Does adultery matter in a
Florida divorce
 Florida is a "no fault" divorce state. This means that either
party may seek a divorce without a showing of cause. The spouse seeking a divorce simply
needs to state that the marriage is "irretrievably broken." The
"irretrievably broken" standard relieves the court of the complicated duty of
deciding who is at fault, and the parties to the marriage are spared a very contentious
court battle.
The division of marital property and liabilities is one
issue that may be impacted by adultery. Florida is an equitable distribution state so
there is a presumption that the marital assets and liabilities should be evenly divided.
This presumption of an even distribution may, however, be overcome by proof that one
spouse has intentionally dissipated or wasted marital assets. Gifts, trips, apartment
rent, car payments, and dinners for ones "friend" are all a waste of
marital assets. The court may reduce the adulterers share of martial assets to
compensate a spouse for this waste of assets.
In child custody battles, the court considers the
"moral fitness" of a parent seeking custody. This "moral fitness"

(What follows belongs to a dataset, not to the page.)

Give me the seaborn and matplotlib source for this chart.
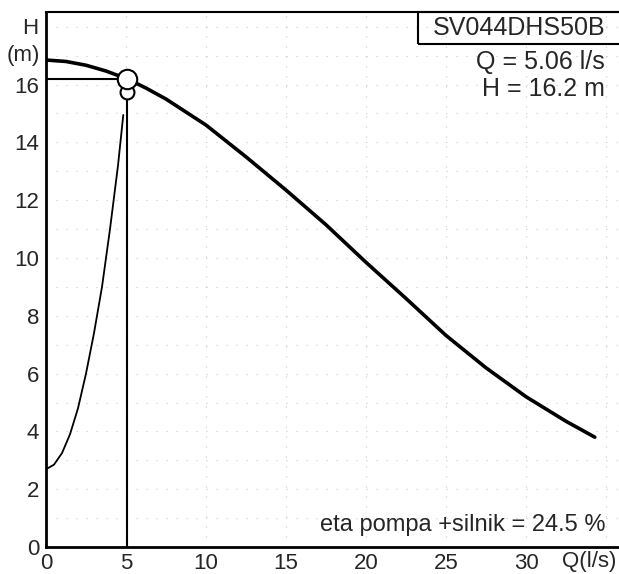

question opens the door for an introduction of the parents adulterous behavior. The
critical question is whether the adultery had or is reasonably likely to have an adverse
impact on the child. Adultery, while not in and of itself a bar to custody, may require an
evaluation of the adulterers conduct and the surrounding circumstances to determine
the impact on the child.
Under the Florida Statutes adultery is specifically listed
as a factor to be considered in determining the amount of alimony awarded. In general the
amount of alimony awarded a spouse is only increased, if the adulterous conduct increases
the non-adulterous spouses monetary needs.